3 thoughts on “On European funding, Airbus and Software.

  1. I have to stick my nose in this debate, having spent much of the early 90’s in Europe chasing down the results of the EU’s Esprit program, which spent zillions trying to bring academics, ISVS and users together to create new technology, and hence new companies. But Europe then and today was woefully unable to understand entrepreneurial culture, and therein lies the futility of Esprit and similar programs. To be brutally honest and somewhat stereotypical, terms of credit, bankruptcy laws, entrenched old-boy networks, and a risk-averse culture make it an act of career suicide to be an entrepreneur in Europe. All the EU money in the world won’t have an impact if there is no corresponding cultural means to break out of these modes of operation. I saw lots of great ideas come our of Esprit, but no business plans that ever amounted to anything.
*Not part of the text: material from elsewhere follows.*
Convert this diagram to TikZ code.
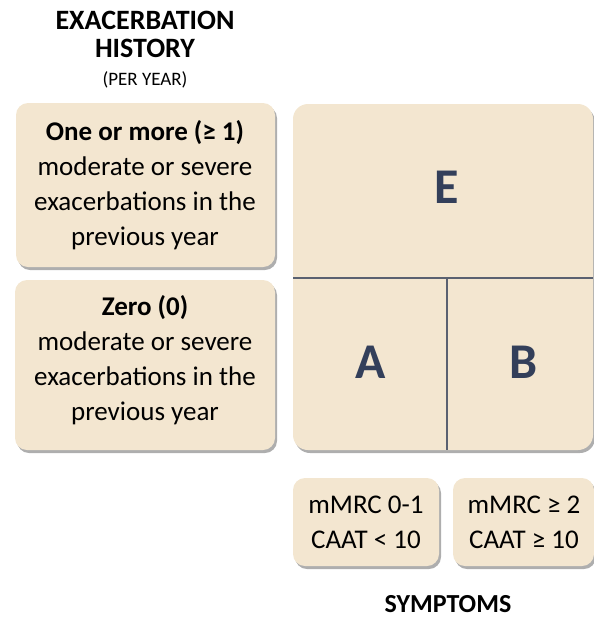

    Funding cows isn’t necessarily a great idea either, but it does put food on the table.

  2. Josh,
    I’ll need to look up the numbers, but the US spends far more on sponsoring research than the europeans do. Sadly, much of this spend is defence related, butit has lots of positive spin offs, telfon and otherwise. You will enjoy the campbell book, it provides lots of fascinating examples.

    You are right about the entrepreneurial cultural challenges, but I’m more positive than you are about overcoming them.

    The technology industry requires both strong, well funded long term research and a culture of innovation.